§ **Written problem**
Everything from the first line of the data through the line with "two survey periods" is to be echoed exactly, minus the pictures.

§ **Provided material**
[start]
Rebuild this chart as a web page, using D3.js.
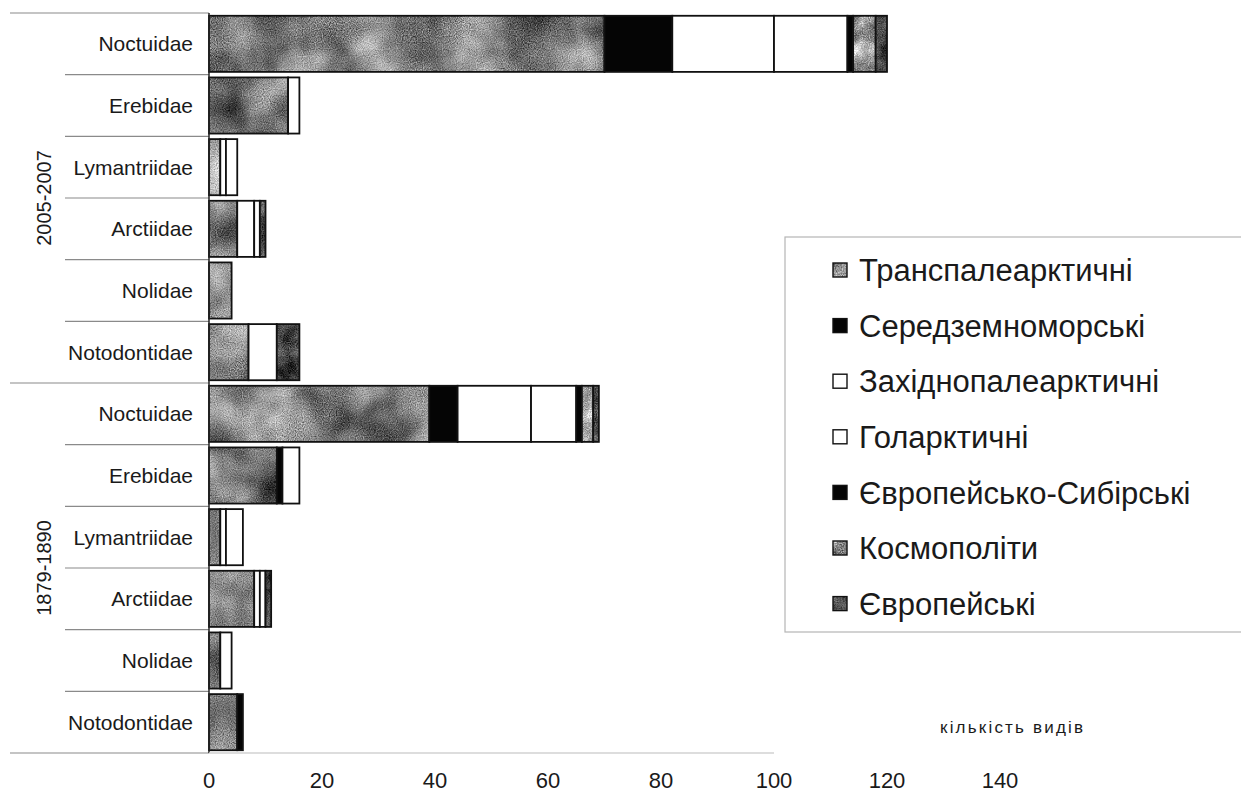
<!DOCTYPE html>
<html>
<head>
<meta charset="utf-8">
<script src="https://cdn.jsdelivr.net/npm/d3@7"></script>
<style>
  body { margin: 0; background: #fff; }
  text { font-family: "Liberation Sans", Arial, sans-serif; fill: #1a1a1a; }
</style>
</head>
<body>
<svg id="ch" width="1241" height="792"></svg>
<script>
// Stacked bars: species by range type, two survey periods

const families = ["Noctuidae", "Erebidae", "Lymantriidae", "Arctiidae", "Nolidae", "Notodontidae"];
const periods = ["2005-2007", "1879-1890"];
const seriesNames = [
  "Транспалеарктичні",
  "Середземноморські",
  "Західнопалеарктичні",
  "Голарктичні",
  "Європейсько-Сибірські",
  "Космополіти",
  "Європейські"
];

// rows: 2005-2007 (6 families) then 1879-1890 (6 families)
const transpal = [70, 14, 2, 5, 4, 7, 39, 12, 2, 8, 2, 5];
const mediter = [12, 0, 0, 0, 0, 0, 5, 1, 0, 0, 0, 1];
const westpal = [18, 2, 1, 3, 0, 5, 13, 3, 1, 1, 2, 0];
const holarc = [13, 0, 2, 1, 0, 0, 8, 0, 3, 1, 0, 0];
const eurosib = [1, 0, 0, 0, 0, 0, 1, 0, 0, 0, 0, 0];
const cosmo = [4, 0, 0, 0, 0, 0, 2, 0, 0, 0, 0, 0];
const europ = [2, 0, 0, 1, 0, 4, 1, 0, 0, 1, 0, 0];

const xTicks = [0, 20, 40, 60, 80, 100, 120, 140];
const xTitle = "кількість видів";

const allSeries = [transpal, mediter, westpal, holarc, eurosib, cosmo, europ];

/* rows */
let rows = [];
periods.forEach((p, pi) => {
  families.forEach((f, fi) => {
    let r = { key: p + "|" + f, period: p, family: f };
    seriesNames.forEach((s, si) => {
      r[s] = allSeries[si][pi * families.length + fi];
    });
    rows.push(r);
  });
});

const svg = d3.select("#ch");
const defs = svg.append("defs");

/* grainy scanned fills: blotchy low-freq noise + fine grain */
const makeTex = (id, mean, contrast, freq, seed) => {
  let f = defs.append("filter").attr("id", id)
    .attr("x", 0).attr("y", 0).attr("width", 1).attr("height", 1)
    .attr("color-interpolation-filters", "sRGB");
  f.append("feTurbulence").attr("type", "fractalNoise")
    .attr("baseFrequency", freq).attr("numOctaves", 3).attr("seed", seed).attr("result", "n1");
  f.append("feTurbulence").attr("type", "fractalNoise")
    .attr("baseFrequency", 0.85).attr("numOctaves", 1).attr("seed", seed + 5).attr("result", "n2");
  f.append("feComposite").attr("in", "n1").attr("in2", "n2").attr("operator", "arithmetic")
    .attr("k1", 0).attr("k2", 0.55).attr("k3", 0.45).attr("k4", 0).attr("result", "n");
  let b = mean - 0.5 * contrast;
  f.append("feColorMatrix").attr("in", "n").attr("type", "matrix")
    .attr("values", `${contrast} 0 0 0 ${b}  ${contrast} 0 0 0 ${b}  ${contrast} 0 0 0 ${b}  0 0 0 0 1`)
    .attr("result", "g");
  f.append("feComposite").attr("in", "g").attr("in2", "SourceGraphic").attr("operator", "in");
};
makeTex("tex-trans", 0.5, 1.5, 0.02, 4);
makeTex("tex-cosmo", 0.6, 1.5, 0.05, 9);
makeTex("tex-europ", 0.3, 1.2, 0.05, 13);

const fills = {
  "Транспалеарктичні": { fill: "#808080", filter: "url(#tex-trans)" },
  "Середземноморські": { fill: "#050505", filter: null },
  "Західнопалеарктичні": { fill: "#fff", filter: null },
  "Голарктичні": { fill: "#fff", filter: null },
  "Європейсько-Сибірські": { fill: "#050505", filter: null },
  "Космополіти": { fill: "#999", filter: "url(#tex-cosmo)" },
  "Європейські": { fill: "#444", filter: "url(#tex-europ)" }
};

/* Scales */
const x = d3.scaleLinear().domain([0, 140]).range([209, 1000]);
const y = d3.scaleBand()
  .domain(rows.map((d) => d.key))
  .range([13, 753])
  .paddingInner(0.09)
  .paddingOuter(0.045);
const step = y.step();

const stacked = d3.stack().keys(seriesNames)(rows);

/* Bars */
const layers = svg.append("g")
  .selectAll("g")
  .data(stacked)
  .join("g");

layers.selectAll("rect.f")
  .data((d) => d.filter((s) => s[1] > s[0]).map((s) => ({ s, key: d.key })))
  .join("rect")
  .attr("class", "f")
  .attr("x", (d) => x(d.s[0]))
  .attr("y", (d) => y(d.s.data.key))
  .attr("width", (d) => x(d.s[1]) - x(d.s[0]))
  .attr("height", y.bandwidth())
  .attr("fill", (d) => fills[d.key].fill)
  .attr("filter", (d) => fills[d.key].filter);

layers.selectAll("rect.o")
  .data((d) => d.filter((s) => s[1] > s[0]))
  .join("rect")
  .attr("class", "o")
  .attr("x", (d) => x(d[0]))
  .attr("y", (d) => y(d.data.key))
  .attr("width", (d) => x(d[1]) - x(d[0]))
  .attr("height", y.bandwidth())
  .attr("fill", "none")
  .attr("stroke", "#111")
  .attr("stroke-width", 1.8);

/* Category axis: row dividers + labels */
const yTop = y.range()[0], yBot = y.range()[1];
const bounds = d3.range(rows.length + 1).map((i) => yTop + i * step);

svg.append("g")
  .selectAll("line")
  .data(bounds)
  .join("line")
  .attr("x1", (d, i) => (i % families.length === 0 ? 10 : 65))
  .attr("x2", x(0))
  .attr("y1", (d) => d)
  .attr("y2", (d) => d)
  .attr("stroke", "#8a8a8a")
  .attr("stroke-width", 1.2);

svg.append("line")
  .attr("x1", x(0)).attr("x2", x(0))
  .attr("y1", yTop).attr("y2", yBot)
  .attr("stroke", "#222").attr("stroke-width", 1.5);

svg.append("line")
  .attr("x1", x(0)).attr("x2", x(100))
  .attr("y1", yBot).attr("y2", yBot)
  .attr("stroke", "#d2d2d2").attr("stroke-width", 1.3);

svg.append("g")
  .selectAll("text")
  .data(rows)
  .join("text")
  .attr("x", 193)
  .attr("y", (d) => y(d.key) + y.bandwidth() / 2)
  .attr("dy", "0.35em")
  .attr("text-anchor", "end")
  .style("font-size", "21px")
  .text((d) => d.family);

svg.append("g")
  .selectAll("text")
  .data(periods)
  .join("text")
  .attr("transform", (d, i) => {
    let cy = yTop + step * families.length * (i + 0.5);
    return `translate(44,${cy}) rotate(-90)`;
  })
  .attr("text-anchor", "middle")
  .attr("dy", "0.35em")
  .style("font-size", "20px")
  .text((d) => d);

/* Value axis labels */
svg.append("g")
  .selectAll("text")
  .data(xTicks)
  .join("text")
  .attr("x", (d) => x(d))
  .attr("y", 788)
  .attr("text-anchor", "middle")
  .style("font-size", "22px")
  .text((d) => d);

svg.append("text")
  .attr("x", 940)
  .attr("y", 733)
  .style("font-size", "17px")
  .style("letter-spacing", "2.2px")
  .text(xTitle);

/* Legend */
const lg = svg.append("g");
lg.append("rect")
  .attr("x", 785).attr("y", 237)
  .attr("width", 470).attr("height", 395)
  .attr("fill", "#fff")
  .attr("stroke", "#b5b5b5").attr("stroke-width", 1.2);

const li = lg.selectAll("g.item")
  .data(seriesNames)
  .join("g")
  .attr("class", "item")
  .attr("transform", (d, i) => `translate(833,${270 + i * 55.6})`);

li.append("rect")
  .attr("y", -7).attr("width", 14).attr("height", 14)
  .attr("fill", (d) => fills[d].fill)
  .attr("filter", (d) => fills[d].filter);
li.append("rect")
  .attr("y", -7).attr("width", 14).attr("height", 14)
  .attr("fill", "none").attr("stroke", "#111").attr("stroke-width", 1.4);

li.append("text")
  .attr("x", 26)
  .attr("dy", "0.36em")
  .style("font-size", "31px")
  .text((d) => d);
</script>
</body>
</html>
[end]
§ **Answer**
Rebuild this chart as a web page, using D3.js.
<!DOCTYPE html>
<html>
<head>
<meta charset="utf-8">
<script src="https://cdn.jsdelivr.net/npm/d3@7"></script>
<style>
  body { margin: 0; background: #fff; }
  text { font-family: "Liberation Sans", Arial, sans-serif; fill: #1a1a1a; }
</style>
</head>
<body>
<svg id="ch" width="1241" height="792"></svg>
<script>
// Stacked bars: species by range type, two survey periods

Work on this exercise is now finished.